When you don't specify your colour space by embedding an ICC profile, you aren't specifying your colours. "Just print it CMYK" doesn't mean anything. Or rather, it means lots of things.

If I print 100% cyan from an HP Designjet, and 100% cyan from a Mimaki JV3, I get the same colour right? If I get 100% red from my monitor, and 100% red from your monitor we see the same colour right?

Well - NO! We don't. They're unlikely to be very different. 100% cyan from two commercial printers won't be a dark blue and a sky blue apart. But the chance of them being such a good match you can't see a difference is tiny.

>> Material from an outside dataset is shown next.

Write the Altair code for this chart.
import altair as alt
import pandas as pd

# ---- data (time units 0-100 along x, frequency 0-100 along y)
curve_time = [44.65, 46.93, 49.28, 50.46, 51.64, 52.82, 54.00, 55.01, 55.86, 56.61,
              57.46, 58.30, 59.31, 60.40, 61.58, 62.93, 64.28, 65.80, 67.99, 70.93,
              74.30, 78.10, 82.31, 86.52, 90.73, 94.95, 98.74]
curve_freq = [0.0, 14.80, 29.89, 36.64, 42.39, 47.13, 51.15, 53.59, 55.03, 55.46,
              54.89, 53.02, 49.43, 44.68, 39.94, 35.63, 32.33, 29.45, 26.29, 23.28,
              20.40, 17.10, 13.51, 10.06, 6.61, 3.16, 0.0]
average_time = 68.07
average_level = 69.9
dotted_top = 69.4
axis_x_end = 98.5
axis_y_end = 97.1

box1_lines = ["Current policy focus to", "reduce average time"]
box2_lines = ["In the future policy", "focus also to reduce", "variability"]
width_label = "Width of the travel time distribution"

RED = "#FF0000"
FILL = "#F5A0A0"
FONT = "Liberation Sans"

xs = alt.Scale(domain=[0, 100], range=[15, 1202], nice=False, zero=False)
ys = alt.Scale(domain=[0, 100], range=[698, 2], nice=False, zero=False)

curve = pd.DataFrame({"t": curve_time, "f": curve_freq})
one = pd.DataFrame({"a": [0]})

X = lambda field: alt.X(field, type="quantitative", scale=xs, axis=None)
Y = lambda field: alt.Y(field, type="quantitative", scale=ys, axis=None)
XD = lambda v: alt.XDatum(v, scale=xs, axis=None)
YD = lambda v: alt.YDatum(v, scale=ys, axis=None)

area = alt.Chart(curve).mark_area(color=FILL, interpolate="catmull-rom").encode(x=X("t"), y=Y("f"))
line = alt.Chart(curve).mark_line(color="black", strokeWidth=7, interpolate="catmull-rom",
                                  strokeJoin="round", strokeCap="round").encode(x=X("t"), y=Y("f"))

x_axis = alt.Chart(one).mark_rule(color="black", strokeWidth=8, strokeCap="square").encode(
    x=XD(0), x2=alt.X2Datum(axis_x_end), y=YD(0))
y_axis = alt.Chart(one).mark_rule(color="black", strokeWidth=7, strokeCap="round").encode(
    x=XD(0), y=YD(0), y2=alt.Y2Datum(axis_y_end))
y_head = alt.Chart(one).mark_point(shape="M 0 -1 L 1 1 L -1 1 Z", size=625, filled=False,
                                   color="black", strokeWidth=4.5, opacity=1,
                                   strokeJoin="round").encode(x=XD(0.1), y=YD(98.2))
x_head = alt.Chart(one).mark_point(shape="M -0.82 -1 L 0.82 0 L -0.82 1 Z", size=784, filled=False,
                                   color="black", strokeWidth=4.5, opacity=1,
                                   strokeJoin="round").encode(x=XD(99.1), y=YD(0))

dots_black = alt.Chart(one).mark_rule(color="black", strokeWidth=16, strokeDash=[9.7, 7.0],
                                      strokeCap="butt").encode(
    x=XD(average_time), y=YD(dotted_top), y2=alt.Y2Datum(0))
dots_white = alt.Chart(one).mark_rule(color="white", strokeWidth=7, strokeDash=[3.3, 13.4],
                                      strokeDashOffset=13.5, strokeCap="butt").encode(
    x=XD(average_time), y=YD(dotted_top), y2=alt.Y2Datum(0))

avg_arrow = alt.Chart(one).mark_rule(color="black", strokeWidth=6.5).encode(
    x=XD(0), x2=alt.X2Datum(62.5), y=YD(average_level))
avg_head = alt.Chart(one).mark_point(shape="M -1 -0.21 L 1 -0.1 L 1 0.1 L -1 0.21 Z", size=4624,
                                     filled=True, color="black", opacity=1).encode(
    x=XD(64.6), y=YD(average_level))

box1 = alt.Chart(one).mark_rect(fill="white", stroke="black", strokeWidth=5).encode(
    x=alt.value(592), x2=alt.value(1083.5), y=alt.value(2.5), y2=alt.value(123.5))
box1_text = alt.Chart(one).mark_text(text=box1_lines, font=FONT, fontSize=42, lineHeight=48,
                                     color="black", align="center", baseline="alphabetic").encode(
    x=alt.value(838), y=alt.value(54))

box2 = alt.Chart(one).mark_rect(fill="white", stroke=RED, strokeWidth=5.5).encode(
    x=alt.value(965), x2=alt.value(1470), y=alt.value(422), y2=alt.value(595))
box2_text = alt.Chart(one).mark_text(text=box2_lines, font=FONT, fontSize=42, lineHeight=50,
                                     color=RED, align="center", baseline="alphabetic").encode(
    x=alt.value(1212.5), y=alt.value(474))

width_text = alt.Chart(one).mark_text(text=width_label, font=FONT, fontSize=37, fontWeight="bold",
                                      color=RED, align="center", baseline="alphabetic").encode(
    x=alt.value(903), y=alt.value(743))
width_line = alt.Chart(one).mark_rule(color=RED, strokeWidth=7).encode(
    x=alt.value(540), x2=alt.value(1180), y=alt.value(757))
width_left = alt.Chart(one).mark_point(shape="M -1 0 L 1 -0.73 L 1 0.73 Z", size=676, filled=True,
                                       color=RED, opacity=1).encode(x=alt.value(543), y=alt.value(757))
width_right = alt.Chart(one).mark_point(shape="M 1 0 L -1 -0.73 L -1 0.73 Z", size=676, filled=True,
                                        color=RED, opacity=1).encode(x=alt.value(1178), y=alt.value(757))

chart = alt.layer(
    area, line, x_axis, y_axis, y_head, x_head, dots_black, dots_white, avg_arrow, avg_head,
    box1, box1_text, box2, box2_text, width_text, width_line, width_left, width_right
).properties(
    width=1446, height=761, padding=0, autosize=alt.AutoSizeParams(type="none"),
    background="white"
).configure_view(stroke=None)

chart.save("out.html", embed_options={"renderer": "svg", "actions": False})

So 100% Cyan does not ensure we get the same colour from each machine, it just ensures we get 100% of that machines cyan ink. 

So "just print the CMYK numbers" only ensures that you get that image, on that machine. That machines version of your colour numbers. Those numbers in that machines colour gamut. (to be accurate, those numbers in that machine/settings/media combination.) in colour management terms you are assigning the profile of that device setup to your image. By definition, you are changing your colours, because you won't have created that artwork in that colour space.

Question 1: Does it matter to you?

These colours are all the same as far as CMYK numbers are concerned. 30C, 50M, 0Y, 0K. If this variation is something you can live with, if close is close enough, then you really don't need to invest any time in tightening up your colour communication. 

If however, you want the colour you specify to mean the same colour to each and every printer/monitor you send it to, then you need to define WHICH CMYK space you are working in. (or WHICH RGB space, if you're working in RGB.)

Question 2: How do I explain the colours I want accurately?

The bottom right patch is 30/50/0/0 in US Web Coated SWOP v2, the AdobeCS default CMYK space. We'd assume this space if you sent a CMYK doc without telling us the space.

However. if you say "I want 30/50/0/0 in the US Web Coated SWOP v2 colour space" we, and any other printer worth knowing, know exactly what colour you require. You do this by including the ICC Profile where possible, OR  by simply telling the printer the space the numbers are in. 

It matters far less WHICH space you are in, than not specifying a space at all. 

If, like many of our clients when we initially discuss colour, your response is "I've always just sent CMYK numbers and prints have always been ok." there are three things to consider.

1) Have they really been ok? if you've been working in US Web Coated SWOP, and your printer has assumed it, then your prints have been ok, although you may still have had issues with elements of the prints, or problems with comparisons with other sources.

2) How much has being vague about colour really cost you? Either you've got lucky, or someone is testing your artwork to check that it looks "ok". Perhaps running a print or two to check spot colours. They're not doing that for free, the cost is built in to the purchase price. The less pre-press time your files take, the harder you can bargain on price.   

3) How dull have your prints been? There's a full article HERE about wide format printing and the SWOP workflow. Suffice it to say, the default CS space, US Web Coated SWOP, is a small space. Your wide format printer can print more colours than you can specify in SWOP. There are more vibrant colours, deeper shadows, brighter whites, than you can ask for if your artwork is in SWOP. Your digital camera can capture colours you can't specify in SWOP.

In the meantime we'll keep asking "which CMYK", helping Hudsons' customers make their graphics stand out from the crowd by using all those lovely colours that SWOP user's can't even specify.